This week’s theme is about the worst mistake we’ve made.
I have a few doozies, but I think I’ll stick to one that caused me to break down and cry in front of my advisor…although the crying wasn’t great, either.
I knew I was going to be finishing up my master’s and was trying to decide where to go for my doctorate. Unfortunately, I didn’t know if I was going to be accepted to any of the universities I’d applied to. I did know that my advisor was very willing to keep me on as a doctoral student.

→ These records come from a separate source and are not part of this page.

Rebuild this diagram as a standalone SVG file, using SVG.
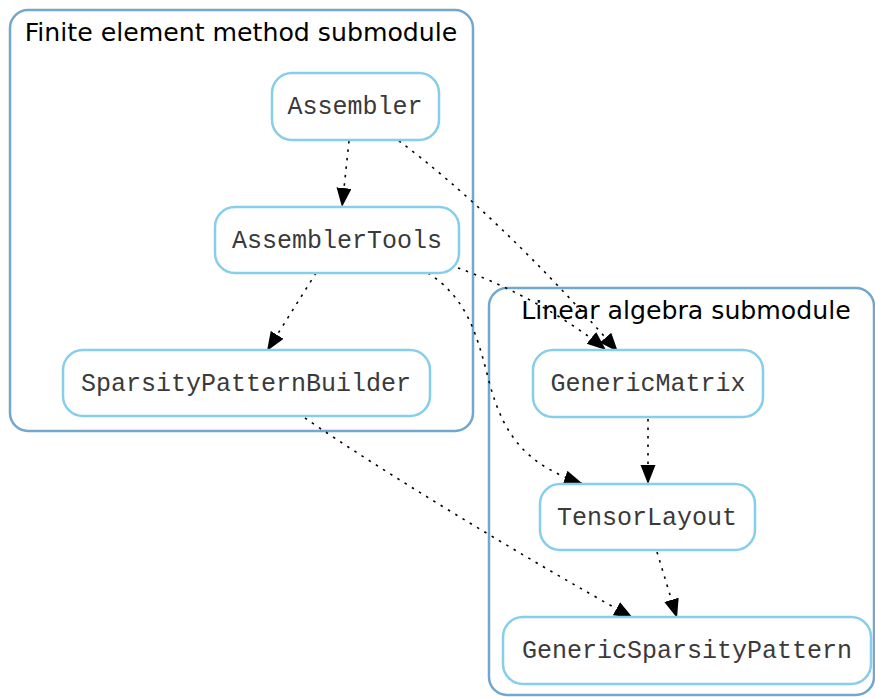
<svg xmlns="http://www.w3.org/2000/svg" width="875" height="698" viewBox="0 0 875 698">
<style>
.cluster{fill:none;stroke:#72a8cf;stroke-width:2.5}
.ctitle{font-family:"DejaVu Sans",sans-serif;font-size:25.2px;fill:#000;text-anchor:middle}
.node rect{fill:#fff;stroke:#87ceeb;stroke-width:2.5}
.node text{font-family:"Liberation Mono","Courier New",monospace;font-size:25px;fill:#3a3a3a;text-anchor:middle}
.edge{fill:none;stroke:#000;stroke-width:1.6;stroke-dasharray:2.5,6;marker-end:url(#arr)}
</style>
<defs>
<marker id="arr" markerUnits="userSpaceOnUse" markerWidth="20" markerHeight="16" refX="19" refY="7.5" orient="auto">
<path d="M0,0 L19,7.5 L0,15 z" fill="#000"/>
</marker>
</defs>
<g id="cluster_fem">
<rect class="cluster" x="10" y="10" width="463" height="421" rx="18"/>
<text class="ctitle" x="241" y="41">Finite element method submodule</text>
</g>
<g id="cluster_la">
<rect class="cluster" x="489" y="288" width="385" height="407" rx="18"/>
<text class="ctitle" x="686" y="319">Linear algebra submodule</text>
</g>
<g id="edges">
<path class="edge" d="M349,141 L342,207"/>
<path class="edge" d="M399,141 C460,186 540,262 618,352"/>
<path class="edge" d="M458,268 C500,283 560,312 606,350"/>
<path class="edge" d="M316,273 L267,351"/>
<path class="edge" d="M428,273 C470,300 478,340 490,385 C505,440 530,466 583,484"/>
<path class="edge" d="M305,418 C380,470 520,555 633,618"/>
<path class="edge" d="M648,419 L648,484"/>
<path class="edge" d="M657,552 L677,618"/>
</g>
<g id="node_assembler" class="node">
<rect x="272" y="73" width="167" height="67" rx="20"/>
<text x="355" y="114">Assembler</text>
</g>
<g id="node_assemblertools" class="node">
<rect x="215" y="207" width="244" height="66" rx="20"/>
<text x="337" y="248">AssemblerTools</text>
</g>
<g id="node_spb" class="node">
<rect x="63" y="350" width="367" height="66" rx="20"/>
<text x="246" y="391">SparsityPatternBuilder</text>
</g>
<g id="node_genericmatrix" class="node">
<rect x="533" y="350" width="230" height="67" rx="20"/>
<text x="648" y="391">GenericMatrix</text>
</g>
<g id="node_tensorlayout" class="node">
<rect x="540" y="484" width="215" height="66" rx="20"/>
<text x="647" y="525">TensorLayout</text>
</g>
<g id="node_gsp" class="node">
<rect x="503" y="617" width="368" height="67" rx="20"/>
<text x="687" y="658">GenericSparsityPattern</text>
</g>
</svg>
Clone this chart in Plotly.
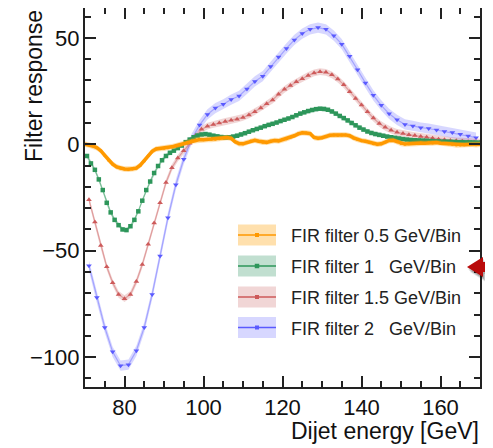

With this in mind, I decided to spend the last semester of my master’s program doing something very stupid: taking classes. As I’m prone to doing, I seriously underestimated how much time I would need to write my thesis, and thought I would be fine doing it alongside two classes (and an assistantship and two kids). I also figured there was a good possibility I’d be staying where I was and that the classes would help me knock out some credit requirements for the doctorate.
After I’d barely finished my first chapter at spring break, I knew I was in trouble. I ended up dropping one of the classes…one in which I’d aced the first test, of all things. I was supposed to have my rough draft to my committee a week before my defense, but when my advisor got it and read it, things went bad. He called me on the phone.

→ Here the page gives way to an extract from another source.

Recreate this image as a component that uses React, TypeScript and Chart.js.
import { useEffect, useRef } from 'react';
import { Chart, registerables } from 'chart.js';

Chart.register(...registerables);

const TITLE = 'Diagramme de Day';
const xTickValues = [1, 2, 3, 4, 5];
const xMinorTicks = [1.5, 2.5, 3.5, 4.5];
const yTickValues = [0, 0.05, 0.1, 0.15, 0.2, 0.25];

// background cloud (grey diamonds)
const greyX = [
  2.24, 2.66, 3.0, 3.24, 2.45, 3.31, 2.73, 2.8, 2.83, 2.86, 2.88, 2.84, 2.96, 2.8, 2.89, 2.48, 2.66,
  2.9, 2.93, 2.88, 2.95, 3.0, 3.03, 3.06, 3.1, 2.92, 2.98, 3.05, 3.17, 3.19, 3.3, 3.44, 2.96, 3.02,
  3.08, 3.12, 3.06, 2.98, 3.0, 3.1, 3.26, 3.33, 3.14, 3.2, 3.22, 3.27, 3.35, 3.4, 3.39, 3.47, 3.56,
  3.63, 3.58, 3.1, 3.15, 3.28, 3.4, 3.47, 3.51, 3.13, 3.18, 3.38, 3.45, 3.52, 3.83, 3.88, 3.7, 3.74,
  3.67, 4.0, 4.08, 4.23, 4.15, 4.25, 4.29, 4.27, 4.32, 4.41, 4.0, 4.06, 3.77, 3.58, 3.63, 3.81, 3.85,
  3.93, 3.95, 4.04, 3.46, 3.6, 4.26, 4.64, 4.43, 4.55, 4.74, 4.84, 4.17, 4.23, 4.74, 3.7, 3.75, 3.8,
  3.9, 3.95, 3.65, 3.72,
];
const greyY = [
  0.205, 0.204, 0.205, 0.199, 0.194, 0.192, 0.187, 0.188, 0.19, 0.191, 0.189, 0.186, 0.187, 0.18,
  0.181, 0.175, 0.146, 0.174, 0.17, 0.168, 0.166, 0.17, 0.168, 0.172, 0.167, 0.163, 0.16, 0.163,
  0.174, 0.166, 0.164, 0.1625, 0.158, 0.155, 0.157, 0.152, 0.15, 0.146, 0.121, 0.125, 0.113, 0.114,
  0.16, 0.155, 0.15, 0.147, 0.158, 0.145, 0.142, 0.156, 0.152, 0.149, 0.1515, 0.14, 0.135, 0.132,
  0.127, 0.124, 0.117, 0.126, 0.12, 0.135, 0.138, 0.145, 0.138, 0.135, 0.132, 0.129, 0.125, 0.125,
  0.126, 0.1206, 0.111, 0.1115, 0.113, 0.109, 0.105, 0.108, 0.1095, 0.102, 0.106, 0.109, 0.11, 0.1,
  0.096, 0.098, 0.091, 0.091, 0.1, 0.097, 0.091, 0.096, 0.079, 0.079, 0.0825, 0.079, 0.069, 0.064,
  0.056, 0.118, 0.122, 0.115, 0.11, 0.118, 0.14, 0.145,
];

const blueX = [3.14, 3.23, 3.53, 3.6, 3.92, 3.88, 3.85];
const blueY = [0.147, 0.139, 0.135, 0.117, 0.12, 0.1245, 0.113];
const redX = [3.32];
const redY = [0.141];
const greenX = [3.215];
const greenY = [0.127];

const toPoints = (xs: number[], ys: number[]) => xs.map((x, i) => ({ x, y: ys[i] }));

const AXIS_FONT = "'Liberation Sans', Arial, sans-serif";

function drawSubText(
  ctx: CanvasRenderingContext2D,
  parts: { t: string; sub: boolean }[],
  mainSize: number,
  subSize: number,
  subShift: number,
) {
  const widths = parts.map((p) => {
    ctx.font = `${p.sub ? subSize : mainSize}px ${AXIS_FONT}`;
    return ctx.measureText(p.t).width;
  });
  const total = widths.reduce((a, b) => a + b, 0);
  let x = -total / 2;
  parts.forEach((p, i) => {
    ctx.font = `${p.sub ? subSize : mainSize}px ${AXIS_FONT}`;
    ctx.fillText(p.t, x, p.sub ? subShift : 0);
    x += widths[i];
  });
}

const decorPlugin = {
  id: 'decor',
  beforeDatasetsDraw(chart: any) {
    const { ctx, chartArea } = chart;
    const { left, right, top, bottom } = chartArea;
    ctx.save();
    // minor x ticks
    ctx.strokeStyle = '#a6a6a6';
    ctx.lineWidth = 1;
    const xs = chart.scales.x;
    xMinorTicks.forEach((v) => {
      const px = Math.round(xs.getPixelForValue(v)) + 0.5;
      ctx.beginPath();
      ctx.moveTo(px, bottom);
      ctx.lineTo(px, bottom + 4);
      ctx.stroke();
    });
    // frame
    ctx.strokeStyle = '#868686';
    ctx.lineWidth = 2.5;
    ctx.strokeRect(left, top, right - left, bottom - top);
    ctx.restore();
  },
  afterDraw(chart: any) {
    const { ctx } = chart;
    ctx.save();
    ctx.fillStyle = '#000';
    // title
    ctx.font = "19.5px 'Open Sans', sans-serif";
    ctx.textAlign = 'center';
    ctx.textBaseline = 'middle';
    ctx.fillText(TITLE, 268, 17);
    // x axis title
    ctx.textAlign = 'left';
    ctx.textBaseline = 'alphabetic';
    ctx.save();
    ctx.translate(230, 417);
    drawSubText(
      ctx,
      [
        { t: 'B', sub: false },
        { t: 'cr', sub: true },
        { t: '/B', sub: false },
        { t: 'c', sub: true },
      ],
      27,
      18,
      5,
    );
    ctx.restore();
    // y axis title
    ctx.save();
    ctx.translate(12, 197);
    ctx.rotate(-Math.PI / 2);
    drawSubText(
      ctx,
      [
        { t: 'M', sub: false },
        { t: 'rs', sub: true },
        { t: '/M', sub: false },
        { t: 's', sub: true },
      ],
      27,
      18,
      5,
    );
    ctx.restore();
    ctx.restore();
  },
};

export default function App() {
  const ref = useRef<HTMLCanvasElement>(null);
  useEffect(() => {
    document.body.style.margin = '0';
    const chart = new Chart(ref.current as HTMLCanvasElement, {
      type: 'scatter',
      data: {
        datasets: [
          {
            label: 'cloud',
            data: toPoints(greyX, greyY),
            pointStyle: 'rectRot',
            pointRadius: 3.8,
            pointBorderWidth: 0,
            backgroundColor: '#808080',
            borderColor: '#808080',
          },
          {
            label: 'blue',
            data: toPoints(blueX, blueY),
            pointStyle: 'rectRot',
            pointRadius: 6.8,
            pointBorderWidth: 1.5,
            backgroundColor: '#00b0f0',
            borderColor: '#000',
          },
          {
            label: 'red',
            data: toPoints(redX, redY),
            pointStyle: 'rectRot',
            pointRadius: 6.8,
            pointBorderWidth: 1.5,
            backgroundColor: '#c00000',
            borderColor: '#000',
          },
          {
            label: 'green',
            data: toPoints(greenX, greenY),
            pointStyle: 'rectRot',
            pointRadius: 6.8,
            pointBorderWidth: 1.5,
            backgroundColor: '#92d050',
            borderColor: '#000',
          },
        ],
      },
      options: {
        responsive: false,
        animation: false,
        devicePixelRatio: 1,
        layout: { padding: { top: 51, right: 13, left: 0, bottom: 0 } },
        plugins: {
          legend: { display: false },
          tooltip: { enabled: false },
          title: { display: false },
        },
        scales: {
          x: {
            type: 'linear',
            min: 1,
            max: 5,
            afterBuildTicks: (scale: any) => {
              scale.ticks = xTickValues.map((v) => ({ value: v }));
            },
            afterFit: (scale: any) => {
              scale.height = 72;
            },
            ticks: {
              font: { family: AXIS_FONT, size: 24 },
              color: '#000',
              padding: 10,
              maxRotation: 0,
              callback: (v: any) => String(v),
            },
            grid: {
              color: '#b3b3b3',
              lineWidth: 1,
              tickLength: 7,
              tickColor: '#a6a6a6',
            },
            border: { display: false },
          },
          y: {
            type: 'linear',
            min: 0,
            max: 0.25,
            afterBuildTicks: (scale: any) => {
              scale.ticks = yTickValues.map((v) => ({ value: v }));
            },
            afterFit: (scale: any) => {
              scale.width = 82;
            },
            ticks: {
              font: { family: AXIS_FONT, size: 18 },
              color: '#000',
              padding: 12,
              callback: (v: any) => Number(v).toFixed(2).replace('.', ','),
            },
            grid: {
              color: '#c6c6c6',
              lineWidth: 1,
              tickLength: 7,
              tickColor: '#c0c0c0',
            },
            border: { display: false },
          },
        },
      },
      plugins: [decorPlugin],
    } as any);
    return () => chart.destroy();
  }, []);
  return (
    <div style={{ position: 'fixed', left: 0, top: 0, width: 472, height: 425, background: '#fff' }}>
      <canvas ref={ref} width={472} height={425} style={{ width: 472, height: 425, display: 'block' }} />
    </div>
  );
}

“You could defend…but I’m not sure you’ll pass.” I knew he was right, but I still started crying. (It was terribly embarrassing, to say the least.)
You see, in the process of writing my thesis, I discovered some problems with the software we were using. These were things that I hadn’t noticed until I compiled the data for the thesis, and at that point, I could only try to get it done.
I pushed off my defense one month and set about to figure out what had happened. It turned out that the fix was fairly simple, although I did a lot of work to validate what I had. The problem came about when I used an imaginary value in a place where I shouldn’t have. In all fairness, the documentation never said it wasn’t acceptable, and I’m still at a loss to figure out why it allows you to enter imaginary numbers when they cause errors. Once I made the change, however, I found that my antennas were radiating less than was being put into them…which is the way it should be!
I managed to defend the following month. I handed in the final draft of my thesis about a month later, and then walked out to my car and literally drove to my new university that same day. I cut it way too close for comfort, and realized I should have heeded the advice to skip the classes and focus on my thesis.
I learned that I really need to overestimate how long it will take me to finish something so that I can be pleased if it takes less, not stressed when I don’t meet those deadlines.